В данном ключе он и понимает приведенную выше цитату из Послания к Римлянам: «Эта софиологическая антиномия, переходящая далее и в христологическую (а еще далее и в пневматологическую), есть точная формула откровения Бога в мире. Откровение предполагает, с одной стороны, открывающееся, как некую неисчерпаемую тайну, превышающую ведение, а с другой — непрестанное ее раскрытие, видимость невидимого, вообразимость превышающего всякие образы, слово о неизреченном» (52). В этом откровении–антиномии как раз и выявляется вся глубина трансцендентно–имманентного бытия Бога. «Трансцендентное становится имманентным, не теряя своей трансцендентности, как и, наоборот, имманентное проникает в трансцендентное, его не преодолевая; эта взаимовходность их, это их трансцендентно–имманентное соотношение есть антиномическая формула софийности мира» (52). Софийный подход, убежден Булгаков, и позволяет правильно понять сущность иконы.
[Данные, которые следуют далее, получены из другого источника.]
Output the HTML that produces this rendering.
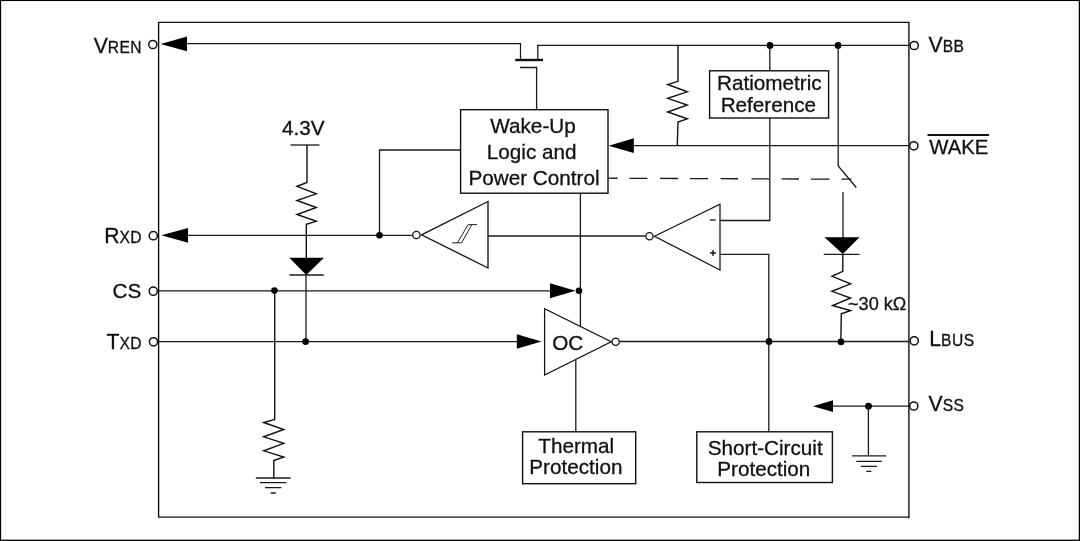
<!DOCTYPE html>
<html><head><meta charset="utf-8"><title>Block Diagram</title>
<style>
html,body{margin:0;padding:0;background:#fff;}
body{width:1080px;height:541px;overflow:hidden;}
svg{display:block;will-change:transform;}
text{font-family:"Liberation Sans",Arial,sans-serif;fill:#111;stroke:#111;stroke-width:0.3px;}
.l{stroke:#1a1a1a;stroke-width:1.3;fill:none;}
.tri{stroke:#111;stroke-width:1.25;fill:none;}
.r{stroke:#111;stroke-width:1.4;fill:none;stroke-linejoin:miter;}
.b{stroke:#111;stroke-width:1.4;fill:none;}
.k{fill:#000;stroke:none;}
.c{fill:#fff;stroke:#111;stroke-width:1.5;}
.t{font-size:20.7px;}
.s{font-size:15.6px;letter-spacing:0.45px;}
.p{font-size:21.2px;}
</style></head><body>
<svg width="1080" height="541" viewBox="0 0 1080 541">
<rect x="0" y="0" width="1080" height="541" fill="#fff"/>
<!-- outer border -->
<rect x="0.5" y="0.4" width="1078.9" height="539.9" fill="none" stroke="#000" stroke-width="1.3"/>
<!-- chip outline -->
<path class="b" d="M908.9 518.2V22.4H158.6V517.1H909.5" stroke-linejoin="miter"/>

<!-- VREN line + arrow -->
<path class="l" d="M186 43.7H520.5V60" style="stroke-width:1.2"/>
<polygon class="k" points="160.6,43.9 187,36.5 187,51.3"/>
<!-- MOSFET -->
<path d="M515.2 60H543" stroke="#111" stroke-width="2.4" fill="none"/>
<path class="l" d="M520 67.5H536.6V109.8"/>
<path class="l" d="M537.8 60V45.4H909"/>
<!-- pull-up resistor to WAKE -->
<path class="r" d="M678 45.4V81.3L667.7 84.5L687.3 91.8L667.7 98.3L687.3 105L667.7 112L687.3 118.8L678 122L677.3 145.7"/>
<!-- Ratiometric -->
<path class="l" d="M769.8 45.4V70.8M769.8 118V220.5H720"/>
<rect class="b" x="709.6" y="70.8" width="119" height="47.2" fill="#fff"/>
<text class="t" x="769.3" y="89.8" text-anchor="middle">Ratiometric</text>
<text class="t" x="768.4" y="111.9" text-anchor="middle">Reference</text>
<circle class="k" cx="770" cy="45.4" r="3.4"/>
<circle class="k" cx="838" cy="45.4" r="3.4"/>
<!-- switch branch -->
<path class="l" d="M838.2 45.4V166L856.3 187.5"/>
<path class="l" d="M843 192V238"/>
<polygon class="k" points="824.5,237.2 859.6,237.2 842.8,254"/>
<path class="l" d="M823.7 254.3H859.6"/>
<path class="r" d="M842.8 254V271.3L832 276.3L850.6 283.8L832 291.3L850.6 298L832.5 305.5L850.6 310.5L841.3 313.8L840.8 341.5"/>
<text x="848" y="310.3" style="font-size:18.1px">~30 kΩ</text>
<!-- WAKE line -->
<path class="l" d="M632 145.7H909"/>
<polygon class="k" points="608.6,145.7 633.8,138.3 633.8,153.1"/>
<!-- dashed -->
<path class="l" d="M608.0 178.20L617.5 178.24M629.5 178.29L647.5 178.36M660.0 178.41L678.0 178.49M690.0 178.54L708.0 178.61M720.5 178.66L738.0 178.73M751.5 178.79L769.0 178.86M781.5 178.91L799.0 178.99M811.0 179.04L829.5 179.11M841.5 179.16L851.5 179.20"/>
<!-- Wake-up box -->
<path class="l" d="M460.5 150H379.5V235.3"/>
<rect class="b" x="460.6" y="109.7" width="147.4" height="83.5" fill="#fff"/>
<text class="t" x="533" y="132.5" text-anchor="middle">Wake-Up</text>
<text class="t" x="531.7" y="158.8" text-anchor="middle">Logic and</text>
<text class="t" x="534" y="185" text-anchor="middle">Power Control</text>
<path class="l" d="M580.4 193V326"/>
<!-- RXD line -->
<path class="l" d="M187 235.3H412.5"/>
<polygon class="k" points="161.4,235.3 188,227.9 188,242.7"/>
<circle class="k" cx="379.5" cy="235.3" r="3.3"/>
<circle class="c" cx="416.4" cy="235" r="3.7" style="stroke-width:1.3"/>
<polygon class="tri" points="421.5,234.8 488,201.5 488,268" style="stroke-width:1.35"/>
<path d="M452 242.8H461.6M457.4 242.8L468.2 224.6M461.6 242.8L471.9 224.6M468.2 224.6H477" stroke="#222" stroke-width="1" fill="none"/>
<path class="l" d="M488 236H645.5"/>
<!-- comparator -->
<circle class="c" cx="649.5" cy="236.2" r="3.6" style="stroke-width:1.3"/>
<polygon class="tri" points="654.5,236.2 720,204.2 720,270"/>
<path d="M710 220H715.6" stroke="#111" stroke-width="1.3"/>
<path d="M710 253H716M713 250V256" stroke="#111" stroke-width="1.3"/>
<path class="l" d="M720 254.3H768.8V431.8"/>
<!-- 4.3V -->
<text class="t" x="303.4" y="134.9" text-anchor="middle">4.3V</text>
<path class="l" d="M290.5 145H319.5"/>
<path class="r" d="M307 145V182.5L297 186.3L316.3 193.8L297 200.5L316.3 207.5L297 214.5L316.3 221.3L306.3 224.3V258"/>
<polygon class="k" points="289.3,257.8 324,257.8 306.3,275"/>
<path class="l" d="M289.5 275H323.8"/>
<path class="l" d="M306 275V341.5"/>
<!-- CS line -->
<path class="l" d="M157.5 290.8H551"/>
<polygon class="k" points="575.5,290.8 550,283.3 550,298.3"/>
<circle class="k" cx="579" cy="290.8" r="3.3"/>
<circle class="k" cx="274.5" cy="290.6" r="3.3"/>
<path class="r" d="M274.7 290.8V419.5L263.7 422.5L283.8 429.5L263.7 436.8L283.8 443.3L263.7 450.8L283.8 457L273.8 460.5V478"/>
<path class="l" d="M255.8 478H290.5M260 482.6H286.3M265 487.6H281.3M270.8 493H275.8"/>
<!-- TXD line -->
<path class="l" d="M157.5 341.6H518"/>
<circle class="k" cx="305.6" cy="341.6" r="3.4"/>
<polygon class="k" points="541.5,341.5 516.8,334.2 516.8,348.8"/>
<polygon class="tri" points="544.6,308.8 544.6,375 611.2,341.8"/>
<text class="t" x="567.7" y="350.3" text-anchor="middle">OC</text>
<circle class="c" cx="615.7" cy="341.7" r="3.6" style="stroke-width:1.3"/>
<path class="l" d="M619.5 341.5H909"/>
<circle class="k" cx="769" cy="341.5" r="3.4"/>
<circle class="k" cx="841" cy="341.8" r="3.4"/>
<path class="l" d="M575.8 359.8V431.8"/>
<!-- Thermal -->
<rect class="b" x="522.6" y="431.8" width="113.1" height="51.9" fill="#fff"/>
<text class="t" x="576.2" y="453" text-anchor="middle">Thermal</text>
<text class="t" x="575.9" y="473.8" text-anchor="middle">Protection</text>
<!-- Short-circuit -->
<rect class="b" x="696.8" y="431.8" width="135.6" height="50.7" fill="#fff"/>
<text class="t" x="765.2" y="454.7" text-anchor="middle">Short-Circuit</text>
<text class="t" x="763.8" y="476.3" text-anchor="middle">Protection</text>
<!-- VSS -->
<path class="l" d="M832 406.2H909"/>
<polygon class="k" points="813,406.2 833,400.3 833,412.1"/>
<circle class="k" cx="868.5" cy="406.2" r="3.4"/>
<path class="l" d="M868.4 406.2V455.8"/>
<path class="l" d="M852 455.8H886.3M856.3 461.3H881.8M860.8 466.3H877M866.3 471.3H871.3"/>
<!-- pin circles -->
<circle class="c" cx="152.8" cy="44.5" r="4.1"/>
<circle class="c" cx="153.3" cy="235.7" r="4.1"/>
<circle class="c" cx="153.3" cy="291.2" r="4.1"/>
<circle class="c" cx="153.5" cy="341.8" r="4.1"/>
<circle class="c" cx="914.2" cy="45.5" r="4.1"/>
<circle class="c" cx="913.8" cy="145.8" r="4.1"/>
<circle class="c" cx="914.2" cy="340.8" r="4.1"/>
<circle class="c" cx="913.8" cy="406" r="4.1"/>
<!-- pin labels -->
<text class="t p" x="142.1" y="52.5" text-anchor="end">V<tspan class="s">REN</tspan></text>
<text class="t p" x="142" y="242.8" text-anchor="end">R<tspan class="s">XD</tspan></text>
<text class="t" x="141.3" y="298" text-anchor="end">CS</text>
<text class="t p" x="142" y="348.5" text-anchor="end">T<tspan class="s">XD</tspan></text>
<text class="t p" x="928.6" y="51.8">V<tspan class="s">BB</tspan></text>
<text class="t" x="929.3" y="154.3" style="font-size:20.3px">WAKE</text>
<path d="M927.5 135H989" stroke="#111" stroke-width="2.1"/>
<text class="t p" x="929.3" y="345.5">L<tspan class="s">BUS</tspan></text>
<text class="t p" x="928.6" y="411.3">V<tspan class="s">SS</tspan></text>
</svg>
</body></html>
Апофатика иконоборцев и иконопочитателей здесь ничего не дает, кроме отрицательного вывода.
В следующей главе Булгаков делает подход к иконе совсем с другой стороны, рассматривая ее как произведение искусства. «Икона есть прежде всего предмет искусства» (54), — утверждает он вопреки многим ортодоксальным клирикам, на взгляд которых она только и исключительно предмет культа. О. Сергий убежден, что эстетический аспект иконы не менее важен и значим, чем собственно богословский. Точнее было бы сказать — узкобогословский, ибо и сам Булгаков, и многие русские религиозные мыслители, как мы видим в данной работе, не разделяют эти аспекты, но видят в них выражение одного и того же духовного опыта и рассматривают их совместно как некую духовную целостность. Вот и о. Сергий считал, что вопрос об иконе — это частный случай общей проблемы искусства, ибо искусство он понимал, в чем мы тоже уже могли убедиться, как особый вид «боговедения и откровения. Бог открывается не только чрез мысль в богомудрии и в богословии, но и чрез красоту в боговидении, в искусстве» (54). Поэтому, чтобы правильно понять сущность иконы, необходимо ясно представлять себе сущность изобразительного искусства и воспроизводимого им образа, который Булгаков называл также иконой в самом общем смысле.
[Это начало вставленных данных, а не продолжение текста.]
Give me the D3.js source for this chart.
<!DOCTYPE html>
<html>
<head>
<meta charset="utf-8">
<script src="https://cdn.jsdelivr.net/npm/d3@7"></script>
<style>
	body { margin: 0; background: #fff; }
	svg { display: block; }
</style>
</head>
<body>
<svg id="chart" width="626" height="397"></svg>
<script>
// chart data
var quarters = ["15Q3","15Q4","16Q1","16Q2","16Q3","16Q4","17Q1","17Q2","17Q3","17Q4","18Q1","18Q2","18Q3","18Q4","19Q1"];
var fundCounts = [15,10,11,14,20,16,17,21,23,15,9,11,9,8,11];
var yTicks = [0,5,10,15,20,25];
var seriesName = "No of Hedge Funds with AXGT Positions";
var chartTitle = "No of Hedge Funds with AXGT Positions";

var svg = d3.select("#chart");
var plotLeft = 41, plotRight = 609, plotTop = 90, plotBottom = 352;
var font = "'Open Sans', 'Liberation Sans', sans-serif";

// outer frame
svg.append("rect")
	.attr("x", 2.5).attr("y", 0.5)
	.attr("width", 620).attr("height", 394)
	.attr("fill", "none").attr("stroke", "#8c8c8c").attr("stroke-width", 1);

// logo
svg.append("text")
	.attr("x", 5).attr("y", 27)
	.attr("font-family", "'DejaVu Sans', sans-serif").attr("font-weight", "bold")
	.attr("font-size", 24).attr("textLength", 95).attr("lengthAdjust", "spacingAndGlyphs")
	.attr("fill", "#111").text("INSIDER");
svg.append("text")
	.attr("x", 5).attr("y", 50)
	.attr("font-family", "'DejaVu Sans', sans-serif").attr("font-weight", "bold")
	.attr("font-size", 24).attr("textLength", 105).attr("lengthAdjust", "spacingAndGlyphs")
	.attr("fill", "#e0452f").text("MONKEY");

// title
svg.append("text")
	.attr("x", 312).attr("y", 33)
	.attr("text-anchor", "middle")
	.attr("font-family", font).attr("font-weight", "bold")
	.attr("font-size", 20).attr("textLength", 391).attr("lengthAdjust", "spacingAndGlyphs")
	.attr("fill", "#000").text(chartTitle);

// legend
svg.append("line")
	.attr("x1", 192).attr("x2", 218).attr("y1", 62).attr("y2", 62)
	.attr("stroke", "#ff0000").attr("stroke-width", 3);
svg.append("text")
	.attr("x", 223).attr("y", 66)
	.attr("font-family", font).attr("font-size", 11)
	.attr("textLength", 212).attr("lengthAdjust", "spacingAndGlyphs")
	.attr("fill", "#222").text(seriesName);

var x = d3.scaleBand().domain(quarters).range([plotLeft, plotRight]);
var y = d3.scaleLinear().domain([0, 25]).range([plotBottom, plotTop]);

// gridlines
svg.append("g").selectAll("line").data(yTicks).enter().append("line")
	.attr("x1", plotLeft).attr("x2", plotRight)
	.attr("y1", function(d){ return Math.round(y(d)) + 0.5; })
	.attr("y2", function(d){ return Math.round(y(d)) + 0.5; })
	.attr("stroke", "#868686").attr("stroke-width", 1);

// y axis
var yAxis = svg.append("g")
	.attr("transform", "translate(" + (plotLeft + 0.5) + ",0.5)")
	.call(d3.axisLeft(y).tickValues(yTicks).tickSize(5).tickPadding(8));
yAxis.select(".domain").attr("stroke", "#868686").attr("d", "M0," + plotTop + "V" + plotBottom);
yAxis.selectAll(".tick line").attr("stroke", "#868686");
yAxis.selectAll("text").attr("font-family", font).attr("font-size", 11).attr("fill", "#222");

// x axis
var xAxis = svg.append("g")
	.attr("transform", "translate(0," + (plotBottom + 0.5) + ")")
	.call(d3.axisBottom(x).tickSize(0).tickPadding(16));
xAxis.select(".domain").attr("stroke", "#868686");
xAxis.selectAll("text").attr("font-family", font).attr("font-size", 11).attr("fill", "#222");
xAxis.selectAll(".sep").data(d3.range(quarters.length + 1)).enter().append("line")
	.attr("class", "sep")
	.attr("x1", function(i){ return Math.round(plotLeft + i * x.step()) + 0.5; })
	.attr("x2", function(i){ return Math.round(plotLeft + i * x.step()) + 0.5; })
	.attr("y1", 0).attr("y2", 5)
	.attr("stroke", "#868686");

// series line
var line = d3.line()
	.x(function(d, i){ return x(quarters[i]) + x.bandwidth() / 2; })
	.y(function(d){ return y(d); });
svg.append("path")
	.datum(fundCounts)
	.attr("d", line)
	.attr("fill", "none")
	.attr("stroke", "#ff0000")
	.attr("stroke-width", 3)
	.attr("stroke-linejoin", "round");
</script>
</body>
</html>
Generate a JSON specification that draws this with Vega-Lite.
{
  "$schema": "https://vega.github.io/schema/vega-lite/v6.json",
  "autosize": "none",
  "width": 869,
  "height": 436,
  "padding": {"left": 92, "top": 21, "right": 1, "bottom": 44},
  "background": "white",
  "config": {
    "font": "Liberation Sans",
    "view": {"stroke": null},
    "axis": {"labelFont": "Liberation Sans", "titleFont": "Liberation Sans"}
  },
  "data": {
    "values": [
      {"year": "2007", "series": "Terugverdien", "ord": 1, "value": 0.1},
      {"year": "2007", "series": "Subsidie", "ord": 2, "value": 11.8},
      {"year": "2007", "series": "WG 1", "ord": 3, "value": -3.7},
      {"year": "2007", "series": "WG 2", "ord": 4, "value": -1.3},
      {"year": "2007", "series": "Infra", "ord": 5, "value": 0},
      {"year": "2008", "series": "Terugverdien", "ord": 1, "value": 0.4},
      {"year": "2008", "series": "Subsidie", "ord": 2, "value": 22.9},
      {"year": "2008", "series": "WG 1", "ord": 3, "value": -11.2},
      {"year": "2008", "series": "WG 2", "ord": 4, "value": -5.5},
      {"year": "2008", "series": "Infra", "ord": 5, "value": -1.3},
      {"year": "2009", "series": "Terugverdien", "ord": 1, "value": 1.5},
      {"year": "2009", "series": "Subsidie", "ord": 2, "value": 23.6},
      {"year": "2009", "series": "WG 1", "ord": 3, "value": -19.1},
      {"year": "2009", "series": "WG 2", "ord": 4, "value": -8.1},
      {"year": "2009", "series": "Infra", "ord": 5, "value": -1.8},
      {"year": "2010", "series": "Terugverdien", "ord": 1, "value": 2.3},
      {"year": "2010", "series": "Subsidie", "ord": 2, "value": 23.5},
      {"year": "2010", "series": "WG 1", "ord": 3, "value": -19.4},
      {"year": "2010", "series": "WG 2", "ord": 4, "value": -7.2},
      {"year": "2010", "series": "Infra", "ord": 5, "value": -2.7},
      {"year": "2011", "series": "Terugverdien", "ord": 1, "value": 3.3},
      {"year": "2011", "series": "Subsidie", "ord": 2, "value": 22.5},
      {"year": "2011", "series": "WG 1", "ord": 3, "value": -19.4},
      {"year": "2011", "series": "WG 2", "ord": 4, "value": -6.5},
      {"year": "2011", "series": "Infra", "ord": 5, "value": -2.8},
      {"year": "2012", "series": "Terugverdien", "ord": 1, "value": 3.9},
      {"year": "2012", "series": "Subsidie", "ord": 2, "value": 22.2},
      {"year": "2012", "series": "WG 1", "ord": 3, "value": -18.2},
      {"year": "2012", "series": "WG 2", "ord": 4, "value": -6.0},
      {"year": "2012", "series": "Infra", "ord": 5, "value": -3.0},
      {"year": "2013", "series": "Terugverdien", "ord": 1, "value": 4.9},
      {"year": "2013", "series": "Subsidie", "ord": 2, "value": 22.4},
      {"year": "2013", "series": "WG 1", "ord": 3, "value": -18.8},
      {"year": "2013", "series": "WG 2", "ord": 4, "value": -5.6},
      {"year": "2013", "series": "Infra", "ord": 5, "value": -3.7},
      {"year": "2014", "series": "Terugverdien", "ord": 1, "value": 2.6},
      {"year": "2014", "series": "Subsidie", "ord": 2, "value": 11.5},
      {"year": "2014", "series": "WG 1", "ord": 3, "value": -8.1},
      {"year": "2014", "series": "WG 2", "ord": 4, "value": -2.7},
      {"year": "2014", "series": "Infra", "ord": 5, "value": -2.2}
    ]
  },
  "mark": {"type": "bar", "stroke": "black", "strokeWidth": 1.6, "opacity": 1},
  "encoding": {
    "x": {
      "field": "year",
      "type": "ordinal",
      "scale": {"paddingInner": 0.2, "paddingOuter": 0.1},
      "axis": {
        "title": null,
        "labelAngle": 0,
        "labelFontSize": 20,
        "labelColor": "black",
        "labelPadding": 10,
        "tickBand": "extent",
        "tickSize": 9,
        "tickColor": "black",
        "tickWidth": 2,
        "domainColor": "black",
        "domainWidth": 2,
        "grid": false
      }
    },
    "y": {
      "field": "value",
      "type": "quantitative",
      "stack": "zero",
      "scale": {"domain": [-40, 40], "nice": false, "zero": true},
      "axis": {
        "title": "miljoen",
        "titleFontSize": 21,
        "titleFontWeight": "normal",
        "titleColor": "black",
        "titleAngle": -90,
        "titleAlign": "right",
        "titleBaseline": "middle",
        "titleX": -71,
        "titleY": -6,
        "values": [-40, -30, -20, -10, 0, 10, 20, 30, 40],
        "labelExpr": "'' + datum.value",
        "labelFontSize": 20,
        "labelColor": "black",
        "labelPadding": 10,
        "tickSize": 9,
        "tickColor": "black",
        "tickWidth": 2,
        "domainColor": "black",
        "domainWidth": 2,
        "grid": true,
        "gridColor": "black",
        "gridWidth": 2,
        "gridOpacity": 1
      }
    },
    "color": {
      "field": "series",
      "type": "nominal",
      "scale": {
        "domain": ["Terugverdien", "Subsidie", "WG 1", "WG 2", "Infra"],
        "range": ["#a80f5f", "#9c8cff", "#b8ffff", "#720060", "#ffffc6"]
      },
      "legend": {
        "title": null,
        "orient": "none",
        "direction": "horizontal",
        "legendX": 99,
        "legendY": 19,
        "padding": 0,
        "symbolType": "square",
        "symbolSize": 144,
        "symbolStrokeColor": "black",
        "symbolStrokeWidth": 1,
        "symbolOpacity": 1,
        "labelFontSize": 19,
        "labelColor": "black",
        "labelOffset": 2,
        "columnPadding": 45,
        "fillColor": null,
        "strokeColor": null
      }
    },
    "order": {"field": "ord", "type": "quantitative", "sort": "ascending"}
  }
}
Образ — понятие соотносительное[319], подразумевающее наличие прообраза, или оригинала, с которым он соотносится, который он отражает. Это отображение может иметь какую угодно степень сходства вплоть до иллюзорного, как в знаменитых яблоках Апеллеса, но сущностная особенность образа заключается в его идеальности в отличие от реальности оригинала.«Всё в мире (т. е. в реальном бытии) имеет свой идеальный мыслеобраз и потому естественно отображается» (56). В отличие от реальной вещи этот мыслеобраз свободен от определенной пространственно–временной закрепленности. Образ, однако, несамостоятелен в онтологическом плане, поскольку зависит как от прообраза, который отражает, так и от субъекта — носителя образа. Человек является живым экраном, отражающим образ; субъектом идеализации, «логосом мира». Образ только в нем загорается и живет, но в субъективном преломлении. Поэтому можно с полным основанием утверждать, что все образы мира, получающие актуализацию через человека, суть «человечны не в смысле «слабости и приспособления»», т. е. дурного антропоморфизма (как у Дамаскина), но вследствие господствующего положения человека в мире как ока мира, его идеального зерцала, следовательно, в смысле антропологическом» (57). Мир чреват образами, которые актуализуются только через человека, ибо только их он видит, отражает в себе и имеет способность творить их. На этих основаниях Булгаков обозначает человека как существо, зрящее образы — и их творящее — (57). Человек активно участвует в «иконизации бытия» и поэтому сам может быть назван «всеиконой мира». Воспринимая образы вещей, человек обладает способностью творчески воспроизводить их в искусстве. При этом задача искусства отнюдь не сводится к механическому копированию, к натурализму.